Enhancement on the selective flotation separation of carbon coated LiFePO4 and graphite electrode materials

Abstract

With the rapid development of lithium-ion batteries, the recycling of spent lithium-ion batteries will be a big challenge in the future, among which the recycling of spent positive and negative electrode materials powder is a difficult point. Flotation has been able to separate triplet materials from graphite to some extent, but there are still many problems to be solved in the separation of LiFePO4 from graphite. In this study, a novel flotation reagent regime was proposed to enhance the flotation separation performance of LiFePO4 and graphite electrode materials by carbonaceous surface selective inhibition, which were achieved by H acid as a depressor.
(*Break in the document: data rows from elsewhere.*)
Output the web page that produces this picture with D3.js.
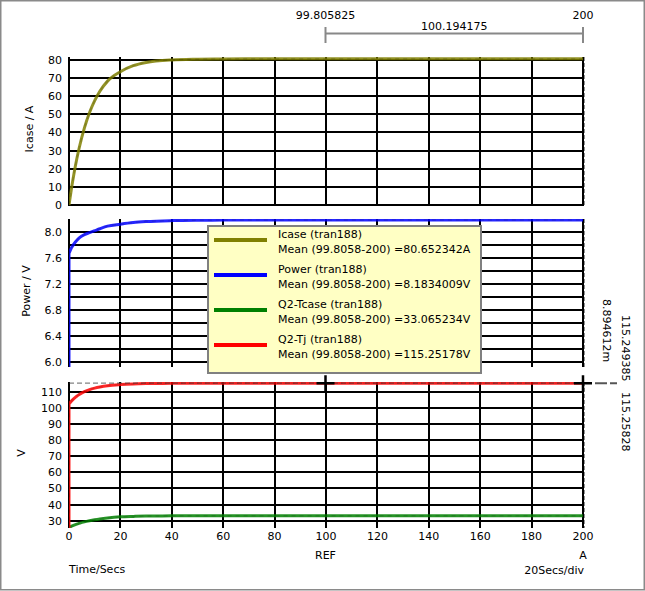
<!DOCTYPE html>
<html><head><meta charset="utf-8">
<script src="https://cdn.jsdelivr.net/npm/d3@7"></script>
<style>
body{margin:0;background:#fff}
svg{display:block}
text{font-family:"DejaVu Sans",Verdana,sans-serif;font-size:11px;fill:#000}
</style>
</head><body>
<svg id="c" width="645" height="591"></svg>
<script>
// ---- data ----
const xTicks = [0,20,40,60,80,100,120,140,160,180,200];
const icaseTicks = [0,10,20,30,40,50,60,70,80];
const powerGrid = [6.0,6.2,6.4,6.6,6.8,7.0,7.2,7.4,7.6,7.8,8.0];
const powerLabels = [6.0,6.4,6.8,7.2,7.6,8.0];
const vTicks = [30,40,50,60,70,80,90,100,110];

const icaseTime = [0,1,2,3,4,6,8,10,12,15,20,25,30,40,50,60,80,100,150,200];
const icaseVal  = [0,9.5,17.8,25.2,31.7,42.5,51.0,57.5,62.7,68.3,73.5,76.8,78.6,80.0,80.4,80.55,80.63,80.65,80.65,80.65];

const powerStart = 0;
const powerTime = [0,1,2,3,4,6,8,10,12,15,20,25,30,40,50,60,80,100,150,200];
const powerVal  = [7.67,7.76,7.82,7.87,7.91,7.96,7.99,8.02,8.05,8.09,8.12,8.145,8.16,8.175,8.181,8.183,8.184,8.184,8.184,8.184];

const tjStart = 0;
const tjTime = [0,1,2,3,4,6,8,10,12,15,20,25,30,40,50,60,80,100,150,200];
const tjVal  = [102.4,104.3,105.9,107.2,108.3,110.0,111.3,112.2,112.9,113.7,114.4,114.8,115.0,115.15,115.2,115.23,115.25,115.25,115.25,115.25];

const tcaseTime = [0,1,2,3,4,6,8,10,12,15,20,25,30,40,50,60,80,100,150,200];
const tcaseVal  = [25.8,26.6,27.3,27.9,28.4,29.3,30.0,30.6,31.1,31.7,32.4,32.7,32.9,33.03,33.06,33.07,33.07,33.07,33.07,33.07];

const legendNames = ["Icase (tran188)","Power (tran188)","Q2-Tcase (tran188)","Q2-Tj (tran188)"];
const legendMeans = ["Mean (99.8058-200) =80.652342A","Mean (99.8058-200) =8.1834009V","Mean (99.8058-200) =33.065234V","Mean (99.8058-200) =115.25178V"];
const colors = ["#808000","#0000ff","#008000","#ff0000"];
const meanVals = [80.652342, 8.1834009, 33.065234, 115.25178];
const cursorRef = 99.805825, cursorA = 200;

// ---- layout ----
const svg = d3.select("#c");
const x = d3.scaleLinear().domain([0,200]).range([69,583]);
const yTop = d3.scaleLinear().domain([0,81.6]).range([205,57]);
const yMid = d3.scaleLinear().domain([5.92,8.2]).range([367,219]);
const yBot = d3.scaleLinear().domain([25.5,116]).range([528,382]);

svg.append("rect").attr("x",0.75).attr("y",0.75).attr("width",643.5).attr("height",589)
  .attr("fill","#fff").attr("stroke","#8a8a8a").attr("stroke-width",1.5);

function panel(y, grid, labels, fmt, id, vTop, vBot){
  const g = svg.append("g");
  g.selectAll("line.h").data(grid).join("line")
    .attr("x1",x(0)).attr("x2",x(200)).attr("y1",d=>Math.round(y(d))).attr("y2",d=>Math.round(y(d)))
    .attr("stroke","#000").attr("stroke-width",2);
  g.selectAll("line.v").data(xTicks).join("line")
    .attr("x1",d=>Math.round(x(d))).attr("x2",d=>Math.round(x(d))).attr("y1",vTop).attr("y2",vBot)
    .attr("stroke","#000").attr("stroke-width",2);
  g.selectAll("text").data(labels).join("text")
    .attr("x",62).attr("y",d=>y(d)+4).attr("text-anchor","end").text(fmt);
  g.append("line").attr("x1",x(cursorA)+1.5).attr("x2",x(cursorA)+1.5).attr("y1",vTop).attr("y2",vBot)
    .attr("stroke","#909090").attr("stroke-width",1).attr("stroke-dasharray","4,2");
  svg.append("clipPath").attr("id",id).append("rect")
    .attr("x",x(0)).attr("y",vTop).attr("width",x(200)-x(0)+2).attr("height",vBot-vTop);
  return g;
}
panel(yTop, icaseTicks, icaseTicks, d=>d, "cTop", 57, 206);
panel(yMid, powerGrid, powerLabels, d=>d.toFixed(1), "cMid", 219, 367);
panel(yBot, vTicks, vTicks, d=>d, "cBot", 382, 528);

function curve(times, vals, y, color, clip, start){
  const pts = times.map((t,i)=>[x(t), y(vals[i])]);
  let p = d3.line().curve(d3.curveMonotoneX)(pts);
  if (start !== undefined) p = "M" + x(times[0]) + "," + y(start) + "L" + p.slice(1);
  svg.append("path").attr("d",p).attr("fill","none").attr("stroke",color)
    .attr("stroke-width",3).attr("stroke-opacity",0.85).attr("clip-path","url(#"+clip+")");
  // subtle dashed texture seen on the traces
  svg.append("path").attr("d",p).attr("fill","none").attr("stroke","#000")
    .attr("stroke-width",1.5).attr("stroke-opacity",0.12).attr("stroke-dasharray","4,4")
    .attr("clip-path","url(#"+clip+")");
}
curve(icaseTime, icaseVal, yTop, colors[0], "cTop");
curve(powerTime, powerVal, yMid, colors[1], "cMid", powerStart);
curve(tcaseTime, tcaseVal, yBot, colors[2], "cBot");
curve(tjTime, tjVal, yBot, colors[3], "cBot", tjStart);
// horizontal cursor level
svg.append("line").attr("x1",x(0)).attr("x2",x(200)).attr("y1",yBot(meanVals[3])).attr("y2",yBot(meanVals[3]))
  .attr("stroke","#303030").attr("stroke-width",1.2).attr("stroke-dasharray","5,3").attr("stroke-opacity",0.6);

// x tick labels
svg.selectAll("text.xt").data(xTicks).join("text").attr("class","xt")
  .attr("x",d=>x(d)).attr("y",540).attr("text-anchor","middle").text(d=>d);
svg.append("text").attr("x",x(cursorRef)).attr("y",559).attr("text-anchor","middle").text("REF");
svg.append("text").attr("x",x(cursorA)).attr("y",559).attr("text-anchor","middle").text("A");
svg.append("text").attr("x",584).attr("y",574).attr("text-anchor","end").text("20Secs/div");
svg.append("text").attr("x",69).attr("y",573).text("Time/Secs");

// y titles
svg.append("text").attr("transform","translate(33,129) rotate(-90)").attr("text-anchor","middle").text("Icase / A");
svg.append("text").attr("transform","translate(30,291) rotate(-90)").attr("text-anchor","middle").text("Power / V");
svg.append("text").attr("transform","translate(25,453) rotate(-90)").attr("text-anchor","middle").text("V");

// top measurement
svg.append("text").attr("x",x(cursorRef)).attr("y",19).attr("text-anchor","middle").text("99.805825");
svg.append("text").attr("x",x(cursorA)).attr("y",19).attr("text-anchor","middle").text("200");
svg.append("text").attr("x",(x(cursorRef)+x(cursorA))/2).attr("y",30).attr("text-anchor","middle").text("100.194175");
const mg = svg.append("g").attr("stroke","#888").attr("stroke-width",2);
mg.append("line").attr("x1",x(cursorRef)).attr("x2",x(cursorA)).attr("y1",33.5).attr("y2",33.5);
mg.append("line").attr("x1",x(cursorRef)).attr("x2",x(cursorRef)).attr("y1",27).attr("y2",43);
mg.append("line").attr("x1",x(cursorA)).attr("x2",x(cursorA)).attr("y1",27).attr("y2",43);

// crosses
[cursorRef, cursorA].forEach(c=>{
  const cx = x(c), cy = yBot(meanVals[3]);
  svg.append("path").attr("d",`M${cx-9},${cy}H${cx+9}M${cx},${cy-8}V${cy+8}`)
    .attr("stroke","#000").attr("stroke-width",2.5).attr("fill","none");
});
svg.append("line").attr("x1",595).attr("x2",617).attr("y1",yBot(meanVals[3])).attr("y2",yBot(meanVals[3]))
  .attr("stroke","#555").attr("stroke-width",2).attr("stroke-dasharray","12,3");

// right rotated readouts
svg.append("text").attr("transform","translate(603,299) rotate(90)").text("8.894612m");
svg.append("text").attr("transform","translate(622,315) rotate(90)").text("115.249385");
svg.append("text").attr("transform","translate(622,392) rotate(90)").text("115.25828");

// legend
const lg = svg.append("g");
lg.append("rect").attr("x",208).attr("y",226).attr("width",273).attr("height",147)
  .attr("fill","#ffffc4").attr("stroke","#808080").attr("stroke-width",2);
legendNames.forEach((n,i)=>{
  const by = 238 + 35*i;
  lg.append("line").attr("x1",214).attr("x2",267).attr("y1",by+2).attr("y2",by+2)
    .attr("stroke",colors[i]).attr("stroke-width",4);
  lg.append("text").attr("x",278).attr("y",by).text(n);
  lg.append("text").attr("x",278).attr("y",by+15).text(legendMeans[i]);
});
</script>
</body></html>
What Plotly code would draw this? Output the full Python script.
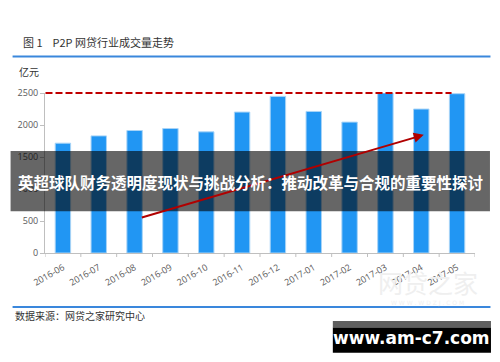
import plotly.graph_objects as go

categories = ["2016-06", "2016-07", "2016-08", "2016-09", "2016-10", "2016-11",
              "2016-12", "2017-01", "2017-02", "2017-03", "2017-04", "2017-05"]
volumes = [1716, 1830, 1914, 1945, 1893, 2202, 2447, 2212, 2045, 2500, 2249, 2489]
y_ticks = [0, 500, 1000, 1500, 2000, 2500]
ceiling_value = 2500
arrow_start = (2.16, 549)
arrow_end = (10.07, 1846)

W, H = 500, 362
L, R = 44.5, 475.5
T, B = 93.3, 252.7

def px(x):
    return (x - L) / (R - L)

def py(y):
    return (B - y) / (B - T)

fig = go.Figure()
fig.add_trace(go.Bar(
    x=list(range(len(categories))), y=volumes, width=0.43,
    marker=dict(color="#2196F3", line=dict(color="#a8d4f7", width=1)),
    cliponaxis=False, hoverinfo="skip"))

shapes = []
# category boundary ticks
for i in range(len(categories) + 1):
    shapes.append(dict(type="line", xref="x", yref="paper", x0=i - 0.5, x1=i - 0.5,
                       y0=0, y1=py(B + 4), line=dict(color="#bfbfbf", width=1)))
# ceiling dashed line (paper refs so it is not clipped at the top of the plot)
y_ceiling = py(B - ceiling_value * (B - T) / 2500)
shapes.append(dict(type="line", xref="paper", yref="paper", x0=px(45), x1=px(452),
                   y0=y_ceiling, y1=y_ceiling,
                   line=dict(color="#c00000", width=2, dash="7px,3px"), layer="above"))
# blue rules
for yy in (57, 306.5):
    shapes.append(dict(type="line", xref="paper", yref="paper",
                       x0=px(12), x1=px(491), y0=py(yy), y1=py(yy),
                       line=dict(color="#3a87dc", width=2)))
# overlay band
shapes.append(dict(type="rect", xref="paper", yref="paper",
                   x0=px(10), x1=px(490.5), y0=py(211), y1=py(151),
                   fillcolor="rgba(0,0,0,0.6)", line=dict(width=0), layer="above"))
# black badge
shapes.append(dict(type="rect", xref="paper", yref="paper",
                   x0=px(333), x1=px(491.5), y0=py(327), y1=py(320.5),
                   fillcolor="#5f5f5f", line=dict(width=0), layer="above"))
shapes.append(dict(type="rect", xref="paper", yref="paper",
                   x0=px(333), x1=px(491.5), y0=py(352), y1=py(327),
                   fillcolor="#000000", line=dict(width=0), layer="above"))

ann = []
ann.append(dict(x=arrow_end[0], y=arrow_end[1], ax=arrow_start[0], ay=arrow_start[1],
                xref="x", yref="y", axref="x", ayref="y", text="", showarrow=True,
                arrowhead=2, arrowsize=1, arrowwidth=2, arrowcolor="#b00000"))
ann.append(dict(x=px(20), y=py(42), xref="paper", yref="paper", xanchor="left", yanchor="middle",
                text="图 1 &nbsp;&nbsp;&nbsp;P2P 网贷行业成交量走势", showarrow=False,
                font=dict(size=11, color="#333333", family="Noto Sans CJK SC")))
ann.append(dict(x=px(16), y=py(72), xref="paper", yref="paper", xanchor="left", yanchor="middle",
                text="亿元", showarrow=False,
                font=dict(size=10, color="#333333", family="Noto Sans CJK SC")))
ann.append(dict(x=px(12), y=py(315), xref="paper", yref="paper", xanchor="left", yanchor="middle",
                text="数据来源：网贷之家研究中心", showarrow=False,
                font=dict(size=10, color="#333333", family="Noto Sans CJK SC")))
ann.append(dict(x=px(428), y=py(282), xref="paper", yref="paper", xanchor="center", yanchor="middle",
                text="网贷之家", showarrow=False,
                font=dict(size=25, color="#efefef", family="Noto Sans CJK SC")))
ann.append(dict(x=px(428), y=py(303), xref="paper", yref="paper", xanchor="center", yanchor="middle",
                text="W W W . W D Z J . C O M", showarrow=False,
                font=dict(size=6, color="#efefef", family="DejaVu Sans")))
ann.append(dict(x=px(250), y=py(182), xref="paper", yref="paper", xanchor="center", yanchor="middle",
                text="<b>英超球队财务透明度现状与挑战分析：推动改革与合规的重要性探讨</b>", showarrow=False,
                font=dict(size=15.5, color="#ffffff", family="Noto Sans CJK SC")))
ann.append(dict(x=px(412), y=py(337), xref="paper", yref="paper", xanchor="center", yanchor="middle",
                text="<b>www.am-c7.com</b>", showarrow=False,
                font=dict(size=17, color="#ffffff", family="DejaVu Sans")))

fig.update_layout(
    width=W, height=H, margin=dict(l=L, r=W - R, t=T, b=H - B),
    paper_bgcolor="white", plot_bgcolor="white", showlegend=False,
    shapes=shapes, annotations=ann,
    xaxis=dict(range=[-0.5, len(categories) - 0.5], tickmode="array",
               tickvals=list(range(len(categories))), ticktext=categories,
               tickangle=-30, showgrid=False, zeroline=False, showline=True,
               linecolor="#bfbfbf", linewidth=1, ticks="", ticklabelstandoff=5,
               tickfont=dict(size=9, color="#595959", family="Open Sans")),
    yaxis=dict(range=[0, 2500], tickvals=y_ticks, showgrid=False, zeroline=False,
               showline=True, linecolor="#bfbfbf", linewidth=1, ticks="outside",
               ticklen=4, tickcolor="#bfbfbf",
               tickfont=dict(size=9, color="#595959", family="Open Sans")),
)
fig.write_html("out.html", config={"displayModeBar": False},
               post_script="document.body.style.margin='0';document.body.style.overflow='hidden';")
The flotation results showed that under the flotation conditions of pH value 9.3 ± 0.1, 10.0 mg/L n-dodecane, 7.5 mg/L MIBC, and 250 mg/L H acid, the recovery of LiFePO4 and graphite were 11.95 % and 94.28 %, respectively. The adsorption kinetic model showed that the adsorption speed of LiFePO4 electrode material is higher than graphite, the adsorption isothermal model showed that the adsorption capacity of LiFePO4 electrode material is significantly higher than graphite. The results of X-ray photoelectron spectroscopy showed that the interaction between H acid and LiFePO4 or graphite electrode material is mainly π-π interaction. Raman spectroscopy analysis showed that the carbon disorder degree and skeleton form of the graphite and LiFePO4 are significantly different, which makes H acid more easily adsorbed on the surface of LiFePO4. This study provided a new method for the efficient separation and recovery of LiFePO4 and graphite electrode materials from spent lithium iron phosphate batteries.